The firm’s strategists believe investors have become too fearful of the U.S. economy, which ended 2015 with barely any growth in the fourth quarter. A fear-driven sell-off has resulted in the S&P 500 slumping 10 percent from its December high, a decline Goldman felt would bring in buyers.
However, buyers have stayed away, with last week’s market gains doing little to boost confidence.
Goldman clients “almost universally expressed a desire to buy the market 10 percent lower,” but have refused, owing to five main reasons, David Kostin, Goldman’s chief U.S. equity strategist and others said in a note: Fear of catching the proverbial falling knife; a contraction in U.S. manufacturing and industrial activity bringing down consumers; reduced business investment from the plunge in oil prices; China’s slowdown triggering global deflation; and a need for equity prices to decline even further “to offer an attractive risk-adjusted return given heightened economic and market risks.”

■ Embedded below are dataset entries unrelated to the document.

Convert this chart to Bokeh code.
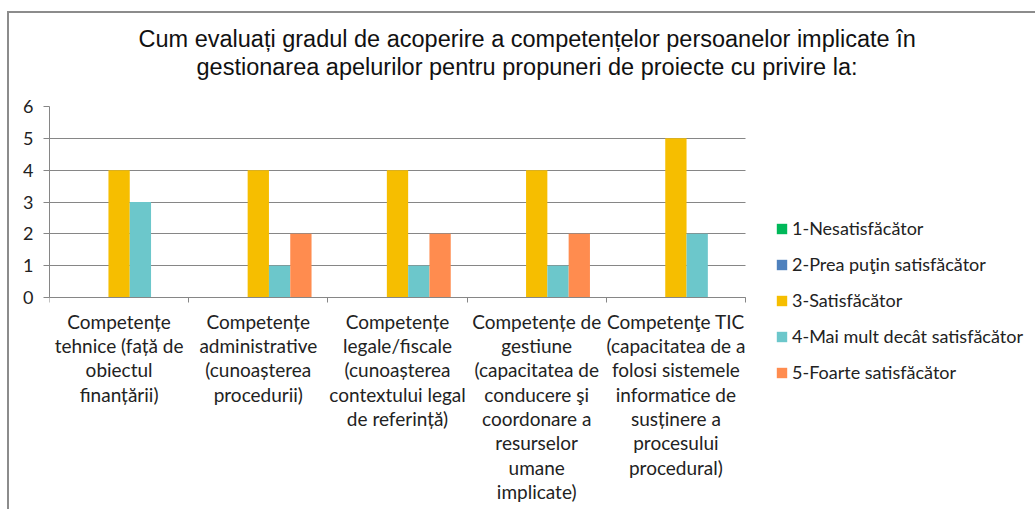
from bokeh.plotting import figure
from bokeh.models import (ColumnDataSource, FixedTicker, Legend, LegendItem, Title, LinearAxis)
from bokeh.transform import dodge
from bokeh.embed import file_html
from bokeh.resources import INLINE

categories = [
    "Competențe\ntehnice (față de\nobiectul\nfinanțării)",
    "Competențe\nadministrative\n(cunoașterea\nprocedurii)",
    "Competențe\nlegale/fiscale\n(cunoașterea\ncontextului legal\nde referință)",
    "Competențe de\ngestiune\n(capacitatea de\nconducere şi\ncoordonare a\nresurselor\numane\nimplicate)",
    "Competenţe TIC\n(capacitatea de a\nfolosi sistemele\ninformatice de\nsusținere a\nprocesului\nprocedural)",
]
series_names = [
    "1-Nesatisfăcător",
    "2-Prea puţin satisfăcător",
    "3-Satisfăcător",
    "4-Mai mult decât satisfăcător",
    "5-Foarte satisfăcător",
]
s1_nesatisfacator = [0, 0, 0, 0, 0]
s2_prea_putin = [0, 0, 0, 0, 0]
s3_satisfacator = [4, 4, 4, 4, 5]
s4_mai_mult = [3, 1, 1, 1, 2]
s5_foarte = [0, 2, 2, 2, 0]
series_values = [s1_nesatisfacator, s2_prea_putin, s3_satisfacator, s4_mai_mult, s5_foarte]
colors = ["#00B859", "#4F81BD", "#F6BE00", "#6CC7CB", "#FF8C4F"]
y_ticks = [0, 1, 2, 3, 4, 5, 6]
y_max = 6

title_line1 = "Cum evaluați gradul de acoperire a competențelor persoanelor implicate în"
title_line2 = "gestionarea apelurilor pentru propuneri de proiecte cu privire la:"

GRAY = "#868686"
TXT = "#222222"
LABEL_FONT = "Lato"

# layout (pixels)
CANVAS_W, CANVAS_H = 1026, 496
LEFT, TOP = 40, 93
PLOT_W, PLOT_H = 696, 191          # width/height of the category area (0..5, 0..6)
FRAME_W, FRAME_H = CANVAS_W - LEFT, CANVAS_H - TOP

n = len(categories)
x_end = n * FRAME_W / PLOT_W
y_start = y_max - FRAME_H * y_max / PLOT_H

p = figure(
    output_backend="svg", toolbar_location=None,
    frame_width=FRAME_W, frame_height=FRAME_H,
    min_border_left=LEFT, min_border_right=0, min_border_top=TOP, min_border_bottom=0,
    x_range=(0, x_end), y_range=(y_start, y_max),
    x_axis_location=None, y_axis_location=None, title=None,
)
p.styles = {"position": "relative", "left": "7px", "top": "11px",
            "border-left": "2px solid #8c8c8c", "border-top": "2px solid #8c8c8c"}
p.outline_line_color = None
p.background_fill_color = "white"
p.border_fill_color = "white"

centers = [i + 0.5 for i in range(n)]
bw = 0.153
renderers = []
for k, (name, vals, col) in enumerate(zip(series_names, series_values, colors)):
    src = ColumnDataSource(dict(x=centers, top=vals))
    r = p.vbar(x=dodge("x", (k - 2) * bw, range=p.x_range), top="top", bottom=0,
               width=bw, source=src, fill_color=col, line_color=None)
    renderers.append((name, r))

# x axis fixed at y=0
xa = LinearAxis(fixed_location=0, bounds=(0, n))
xa.ticker = FixedTicker(ticks=centers, minor_ticks=list(range(n + 1)))
xa.major_label_overrides = {c: lab for c, lab in zip(centers, categories)}
xa.major_tick_line_color = None
xa.major_tick_out = 0
xa.major_tick_in = 0
xa.minor_tick_line_color = GRAY
xa.minor_tick_out = 5
xa.minor_tick_in = 0
xa.axis_line_color = GRAY
xa.major_label_text_font = LABEL_FONT
xa.major_label_text_font_size = "19px"
xa.major_label_text_color = TXT
xa.major_label_text_line_height = 1.06
xa.major_label_standoff = 7
p.add_layout(xa, "below")

ya = LinearAxis(bounds=(0, y_max))
ya.ticker = FixedTicker(ticks=y_ticks)
ya.axis_line_color = GRAY
ya.major_tick_line_color = GRAY
ya.major_tick_out = 6
ya.major_tick_in = 0
ya.minor_tick_line_color = None
ya.major_label_text_font = LABEL_FONT
ya.major_label_text_font_size = "18px"
ya.major_label_text_color = TXT
ya.major_label_standoff = 10
p.add_layout(ya, "left")

p.xgrid.grid_line_color = None
p.ygrid.ticker = FixedTicker(ticks=y_ticks)
p.ygrid.grid_line_color = GRAY
p.ygrid.grid_line_width = 1
p.ygrid.bounds = (0, y_max)
p.ygrid.cross_bounds = (0, n)

legend = Legend(
    items=[LegendItem(label=nm, renderers=[r]) for nm, r in renderers],
    location=(726, 126), orientation="vertical",
    glyph_width=13, glyph_height=13, label_height=22, spacing=14,
    label_standoff=4, padding=0, margin=0, border_line_color=None,
    background_fill_alpha=0, label_text_font=LABEL_FONT,
    label_text_font_size="18px", label_text_color=TXT,
)
p.add_layout(legend, "center")

# titles (first added is closest to the frame)
spacer = Title(text=" ", text_font_size="10px", standoff=14)
t2 = Title(text=title_line2, align="left", offset=147, text_font="Liberation Sans",
           text_font_size="23.5px", text_font_style="normal", text_color="#111111", standoff=0)
t1 = Title(text=title_line1, align="left", offset=89, text_font="Liberation Sans",
           text_font_size="23.5px", text_font_style="normal", text_color="#111111", standoff=0)
p.add_layout(spacer, "above")
p.add_layout(t2, "above")
p.add_layout(t1, "above")

open("out.html", "w").write(file_html(p, INLINE))
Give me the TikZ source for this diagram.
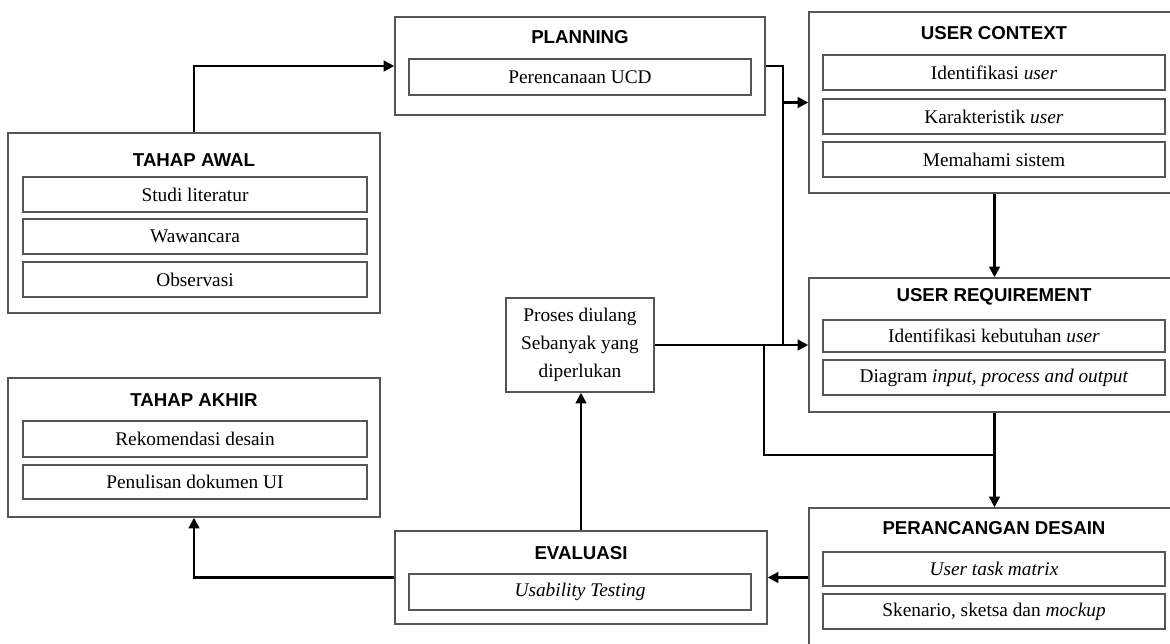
\documentclass[tikz,border=0pt]{standalone}
\usepackage{fontspec}
\setmainfont{Liberation Serif}
\newfontfamily\ttlfont{Liberation Sans}
\usetikzlibrary{arrows.meta}
\definecolor{boxgray}{HTML}{555555}
\tikzset{
  outerbox/.style={draw=boxgray, line width=1.1pt, fill=white, inner sep=0pt},
  itembox/.style={draw=boxgray, line width=1.1pt, inner sep=0pt, font=\fontsize{14.5}{21}\selectfont},
  ttl/.style={font=\ttlfont\bfseries\fontsize{14}{16}\selectfont},
  conn/.style={draw=black, line width=1.8pt, -{Triangle[length=8pt,width=8pt]}},
  wire/.style={draw=black, line width=1.8pt},
}
% \pbox[style]{name}{x1}{y1}{x2}{y2}{text}
\newcommand\pbox[7][]{%
  \node[#1, minimum width={(#5-#3)*0.75pt}, minimum height={(#6-#4)*0.75pt}]
    (#2) at ({(#3+#5)/2},{(#4+#6)/2}) {#7};}
\begin{document}
\begin{tikzpicture}[x=0.75pt,y=-0.75pt]
\clip (0,0) rectangle (1170,643);
\fill[white] (0,0) rectangle (1170,643);

% ---------- TAHAP AWAL ----------
\pbox[outerbox]{awal}{8}{133}{380}{313}{}
\node[ttl] (awalT) at (194,160) {TAHAP AWAL};
\pbox[itembox]{awal1}{23}{177}{367}{212}{Studi literatur}
\pbox[itembox]{awal2}{23}{219}{367}{254}{Wawancara}
\pbox[itembox]{awal3}{23}{262}{367}{297}{Observasi}

% ---------- TAHAP AKHIR ----------
\pbox[outerbox]{akhir}{8}{378}{380}{517}{}
\node[ttl] (akhirT) at (194,400) {TAHAP AKHIR};
\pbox[itembox]{akhir1}{23}{421}{367}{457}{Rekomendasi desain}
\pbox[itembox]{akhir2}{23}{465}{367}{499}{Penulisan dokumen UI}

% ---------- PLANNING ----------
\pbox[outerbox]{plan}{395}{17}{765}{115}{}
\node[ttl] (planT) at (580,37) {PLANNING};
\pbox[itembox]{plan1}{409}{59}{751}{95}{Perencanaan UCD}

% ---------- EVALUASI ----------
\pbox[outerbox]{eval}{395}{531}{767}{624}{}
\node[ttl] (evalT) at (581,553) {EVALUASI};
\pbox[itembox]{eval1}{409}{574}{751}{610}{\textit{Usability Testing}}

% ---------- PROSES ----------
\pbox[outerbox, align=center, font=\fontsize{14.5}{21}\selectfont]{proses}{506}{298}{654}{392}{Proses diulang\\Sebanyak yang\\diperlukan}

% ---------- USER CONTEXT ----------
\pbox[outerbox]{uc}{809}{12}{1180}{193}{}
\node[ttl] (ucT) at (994,33) {USER CONTEXT};
\pbox[itembox]{uc1}{823}{55}{1165}{90}{Identifikasi \textit{user}}
\pbox[itembox]{uc2}{823}{99}{1165}{134}{Karakteristik \textit{user}}
\pbox[itembox]{uc3}{823}{142}{1165}{177}{Memahami sistem}

% ---------- USER REQUIREMENT ----------
\pbox[outerbox]{ur}{809}{278}{1180}{412}{}
\node[ttl] (urT) at (994,297) {USER REQUIREMENT};
\pbox[itembox]{ur1}{823}{320}{1165}{352}{Identifikasi kebutuhan \textit{user}}
\pbox[itembox]{ur2}{823}{360}{1165}{395}{Diagram \textit{input, process and output}}

% ---------- PERANCANGAN DESAIN ----------
\pbox[outerbox]{pd}{809}{508}{1180}{660}{}
\node[ttl] (pdT) at (994,528) {PERANCANGAN DESAIN};
\pbox[itembox]{pd1}{823}{552}{1165}{586}{\textit{User task matrix}}
\pbox[itembox]{pd2}{823}{594}{1165}{629}{Skenario, sketsa dan \textit{mockup}}

% ---------- junctions ----------
\coordinate (j1) at (783,102.5);
\coordinate (j2) at (783,345);
\coordinate (j3) at (764,345);
\coordinate (j4) at (ur.south |- 0,455);

% ---------- connectors ----------
\draw[conn] (awal.north) |- (plan.west);
\draw[conn] (plan.east) -| (j1) -- (uc.west);
\draw[wire] (j1) -- (j2);
\draw[conn] (proses.east) -- (ur.west);
\draw[wire] (j3) |- (j4);
\draw[conn] (uc.south) -- (ur.north);
\draw[conn] (ur.south) -- (pd.north);
\draw[conn] (pd.west |- eval.east) -- (eval.east);
\draw[conn] (eval.north) -- (eval.north |- proses.south);
\draw[conn] (eval.west) -| (akhir.south);
\end{tikzpicture}
\end{document}
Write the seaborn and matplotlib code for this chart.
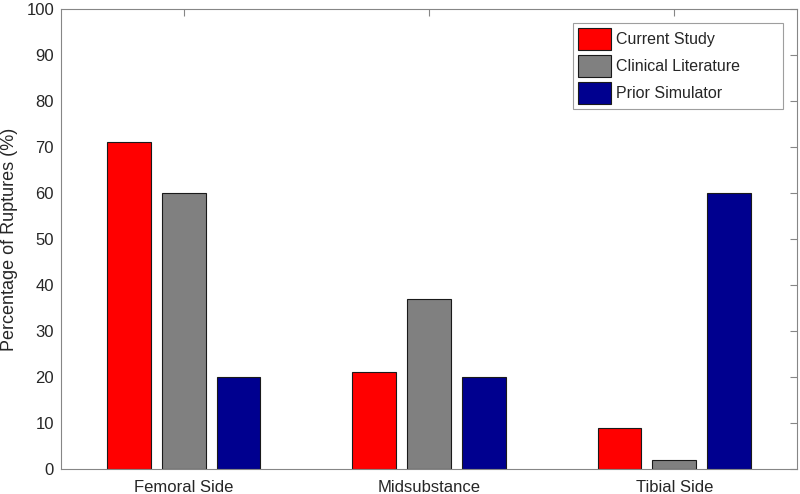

“Despite the generally positive U.S. economic data, the sudden fall in asset prices has investors focused on the potential for a U.S. recession,” Kostin wrote. “Clients understandably point to the stock market as a cause for concern, and wonder what the market has come to know in early 2016 that they do not.”
Goldman, though, is sticking with its forecast that the S&P 500 will rebound and finish the year at 2,100, a rise of about 11 percent from current levels but basically no net gain for the full year.
The forecast is predicated on gross domestic product growing 2 percent and the Fed hiking rates four times, the latter possibility standing virtually no chance of happening according to current futures market levels.
Still, the firm believes a conservative approach to the market will allow investors to navigate through.
“For investors who do not expect a U.S. recession, the current S&P 500 correction provides a buying opportunity,” Kostin wrote. “For investors concerned about a recession in 2016, our recommended strategies of strong balance sheets and domestic sales exposure should deliver relative outperformance even in the event of an economic downturn.”
Investors thus far in 2016 have shown conflicting positions, according to a recent analysis from Bank of America Merrill Lynch. Bond inflows at the highest levels in 12 months indicate recession positioning, while equities outflows of more than $25 billion represent concern but not panic.